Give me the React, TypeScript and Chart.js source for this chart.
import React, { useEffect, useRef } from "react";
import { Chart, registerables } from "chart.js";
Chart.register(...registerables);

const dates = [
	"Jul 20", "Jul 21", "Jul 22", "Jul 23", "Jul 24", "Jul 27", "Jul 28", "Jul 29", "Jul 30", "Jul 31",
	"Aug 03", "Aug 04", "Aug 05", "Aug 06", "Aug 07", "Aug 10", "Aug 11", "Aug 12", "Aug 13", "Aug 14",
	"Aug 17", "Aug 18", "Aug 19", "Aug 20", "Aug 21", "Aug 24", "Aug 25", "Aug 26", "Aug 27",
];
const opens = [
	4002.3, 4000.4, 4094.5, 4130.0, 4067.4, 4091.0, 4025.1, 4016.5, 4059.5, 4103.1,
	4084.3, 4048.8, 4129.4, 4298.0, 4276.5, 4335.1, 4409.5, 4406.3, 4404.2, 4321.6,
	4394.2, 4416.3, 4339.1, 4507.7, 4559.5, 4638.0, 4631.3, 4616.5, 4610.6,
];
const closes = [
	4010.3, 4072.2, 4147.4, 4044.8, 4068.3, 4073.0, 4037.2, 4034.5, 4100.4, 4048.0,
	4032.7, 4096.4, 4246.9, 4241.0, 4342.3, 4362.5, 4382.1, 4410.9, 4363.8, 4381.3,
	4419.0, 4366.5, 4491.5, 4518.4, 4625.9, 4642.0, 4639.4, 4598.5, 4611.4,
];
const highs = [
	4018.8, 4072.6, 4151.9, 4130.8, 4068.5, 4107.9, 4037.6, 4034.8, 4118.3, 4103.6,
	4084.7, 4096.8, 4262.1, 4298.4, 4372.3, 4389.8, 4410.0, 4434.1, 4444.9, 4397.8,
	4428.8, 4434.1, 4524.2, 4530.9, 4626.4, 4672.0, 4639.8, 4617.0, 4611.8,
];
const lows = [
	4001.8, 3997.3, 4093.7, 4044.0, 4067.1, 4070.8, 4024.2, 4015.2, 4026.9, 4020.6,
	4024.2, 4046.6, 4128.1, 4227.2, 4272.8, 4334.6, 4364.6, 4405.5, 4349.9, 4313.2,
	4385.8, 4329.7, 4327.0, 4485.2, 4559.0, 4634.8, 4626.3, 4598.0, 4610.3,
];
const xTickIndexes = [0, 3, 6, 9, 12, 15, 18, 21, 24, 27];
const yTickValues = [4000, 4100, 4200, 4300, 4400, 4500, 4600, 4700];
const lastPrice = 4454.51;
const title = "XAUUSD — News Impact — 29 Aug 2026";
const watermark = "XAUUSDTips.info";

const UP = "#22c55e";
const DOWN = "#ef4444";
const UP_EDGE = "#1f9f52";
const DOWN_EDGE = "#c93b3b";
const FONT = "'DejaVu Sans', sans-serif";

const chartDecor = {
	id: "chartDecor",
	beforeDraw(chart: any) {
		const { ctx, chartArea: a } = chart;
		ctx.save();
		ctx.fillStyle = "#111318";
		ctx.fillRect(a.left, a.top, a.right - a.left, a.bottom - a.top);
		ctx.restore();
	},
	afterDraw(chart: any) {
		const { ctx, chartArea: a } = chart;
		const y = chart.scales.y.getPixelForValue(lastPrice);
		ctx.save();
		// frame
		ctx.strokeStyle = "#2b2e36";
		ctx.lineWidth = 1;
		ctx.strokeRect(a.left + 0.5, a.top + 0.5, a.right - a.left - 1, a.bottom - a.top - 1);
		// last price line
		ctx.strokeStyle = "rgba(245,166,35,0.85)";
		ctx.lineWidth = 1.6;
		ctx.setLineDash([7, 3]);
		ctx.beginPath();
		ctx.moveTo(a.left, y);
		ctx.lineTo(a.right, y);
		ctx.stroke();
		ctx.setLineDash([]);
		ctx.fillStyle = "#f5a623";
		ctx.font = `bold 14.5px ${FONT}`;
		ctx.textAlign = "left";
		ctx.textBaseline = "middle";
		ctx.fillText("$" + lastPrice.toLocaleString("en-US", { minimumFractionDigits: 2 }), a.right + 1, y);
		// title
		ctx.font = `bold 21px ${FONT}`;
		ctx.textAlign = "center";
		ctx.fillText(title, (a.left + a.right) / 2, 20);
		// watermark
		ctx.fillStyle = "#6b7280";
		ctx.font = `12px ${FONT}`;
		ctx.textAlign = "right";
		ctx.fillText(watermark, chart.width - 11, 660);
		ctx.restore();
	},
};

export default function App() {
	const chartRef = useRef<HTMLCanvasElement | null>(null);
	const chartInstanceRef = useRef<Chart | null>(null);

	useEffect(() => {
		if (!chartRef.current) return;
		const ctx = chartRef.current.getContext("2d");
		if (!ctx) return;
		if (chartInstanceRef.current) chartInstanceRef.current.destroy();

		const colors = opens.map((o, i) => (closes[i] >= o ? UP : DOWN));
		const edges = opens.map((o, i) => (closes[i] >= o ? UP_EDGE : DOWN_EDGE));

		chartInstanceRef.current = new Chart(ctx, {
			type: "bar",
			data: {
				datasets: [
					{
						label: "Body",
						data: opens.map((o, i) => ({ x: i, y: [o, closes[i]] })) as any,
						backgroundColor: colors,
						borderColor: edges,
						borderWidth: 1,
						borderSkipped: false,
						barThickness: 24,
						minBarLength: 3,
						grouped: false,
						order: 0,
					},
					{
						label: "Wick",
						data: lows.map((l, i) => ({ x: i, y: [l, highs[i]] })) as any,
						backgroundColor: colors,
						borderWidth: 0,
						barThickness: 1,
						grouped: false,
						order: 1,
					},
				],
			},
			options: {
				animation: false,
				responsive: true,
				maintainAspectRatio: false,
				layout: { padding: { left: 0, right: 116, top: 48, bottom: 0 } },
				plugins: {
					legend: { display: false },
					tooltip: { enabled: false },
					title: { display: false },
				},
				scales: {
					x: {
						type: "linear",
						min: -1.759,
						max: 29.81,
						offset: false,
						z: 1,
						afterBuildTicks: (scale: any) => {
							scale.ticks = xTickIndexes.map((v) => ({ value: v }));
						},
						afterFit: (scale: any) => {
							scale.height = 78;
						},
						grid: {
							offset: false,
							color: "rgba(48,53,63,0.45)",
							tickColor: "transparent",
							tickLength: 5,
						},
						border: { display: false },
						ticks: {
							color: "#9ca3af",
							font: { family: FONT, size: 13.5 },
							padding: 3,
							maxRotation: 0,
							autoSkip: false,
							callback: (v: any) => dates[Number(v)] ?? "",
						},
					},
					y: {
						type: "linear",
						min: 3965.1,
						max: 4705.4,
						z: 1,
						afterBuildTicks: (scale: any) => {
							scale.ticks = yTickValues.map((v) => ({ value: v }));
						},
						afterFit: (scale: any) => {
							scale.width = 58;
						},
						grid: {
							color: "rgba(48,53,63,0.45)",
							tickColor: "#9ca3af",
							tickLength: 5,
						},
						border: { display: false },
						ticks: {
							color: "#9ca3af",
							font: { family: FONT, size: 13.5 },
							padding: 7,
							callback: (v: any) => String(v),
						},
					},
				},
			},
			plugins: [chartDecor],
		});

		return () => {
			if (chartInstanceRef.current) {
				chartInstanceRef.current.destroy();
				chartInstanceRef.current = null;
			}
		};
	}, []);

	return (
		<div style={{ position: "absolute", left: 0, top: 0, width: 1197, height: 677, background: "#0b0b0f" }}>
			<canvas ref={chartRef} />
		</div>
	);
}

* * *

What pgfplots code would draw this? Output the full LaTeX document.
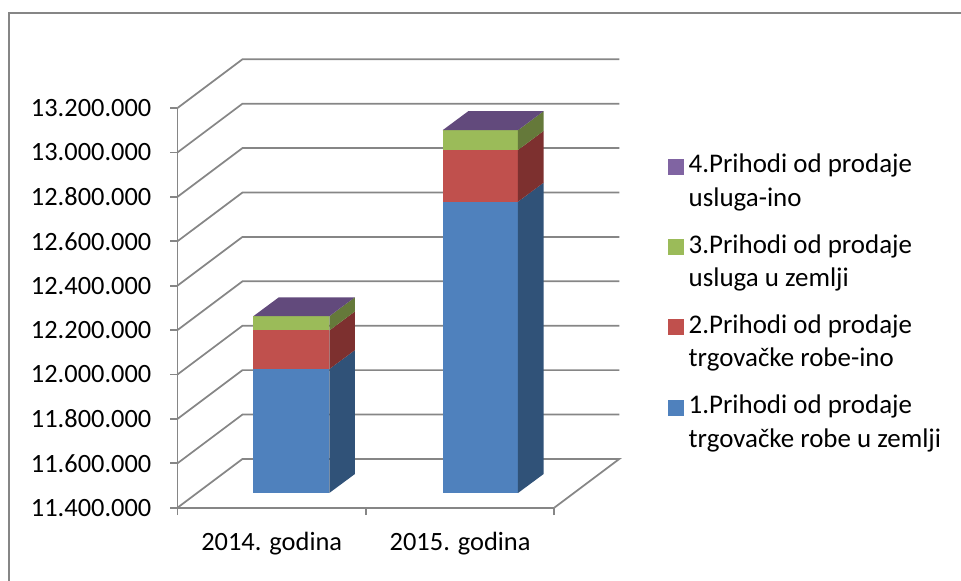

--

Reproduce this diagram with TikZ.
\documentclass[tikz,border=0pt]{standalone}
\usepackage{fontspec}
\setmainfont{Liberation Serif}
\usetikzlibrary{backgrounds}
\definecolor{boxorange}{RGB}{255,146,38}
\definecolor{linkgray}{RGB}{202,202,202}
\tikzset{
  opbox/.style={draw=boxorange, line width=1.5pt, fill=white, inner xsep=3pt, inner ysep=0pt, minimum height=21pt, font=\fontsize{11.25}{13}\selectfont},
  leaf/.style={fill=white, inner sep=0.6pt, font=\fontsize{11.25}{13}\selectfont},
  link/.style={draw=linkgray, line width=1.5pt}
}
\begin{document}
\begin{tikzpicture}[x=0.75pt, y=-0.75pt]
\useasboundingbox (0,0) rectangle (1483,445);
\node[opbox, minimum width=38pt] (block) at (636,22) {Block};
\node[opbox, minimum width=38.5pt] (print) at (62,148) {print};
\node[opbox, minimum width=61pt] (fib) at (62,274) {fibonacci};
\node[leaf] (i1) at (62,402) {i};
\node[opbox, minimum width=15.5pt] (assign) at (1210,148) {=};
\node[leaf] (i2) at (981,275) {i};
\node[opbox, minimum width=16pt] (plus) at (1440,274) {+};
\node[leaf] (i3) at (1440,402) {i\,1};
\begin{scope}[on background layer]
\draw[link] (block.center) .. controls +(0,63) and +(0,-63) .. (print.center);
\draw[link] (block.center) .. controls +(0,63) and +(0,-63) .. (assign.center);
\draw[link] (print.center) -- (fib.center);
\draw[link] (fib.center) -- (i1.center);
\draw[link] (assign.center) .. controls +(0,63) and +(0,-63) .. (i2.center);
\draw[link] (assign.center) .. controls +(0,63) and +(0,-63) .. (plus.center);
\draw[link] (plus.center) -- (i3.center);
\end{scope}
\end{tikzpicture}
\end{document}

What you are asked to do:
Every line containing the string "this" must be listed.

The response:
Give me the React, TypeScript and Chart.js source for this chart.
What pgfplots code would draw this? Output the full LaTeX document.
Reproduce this diagram with TikZ.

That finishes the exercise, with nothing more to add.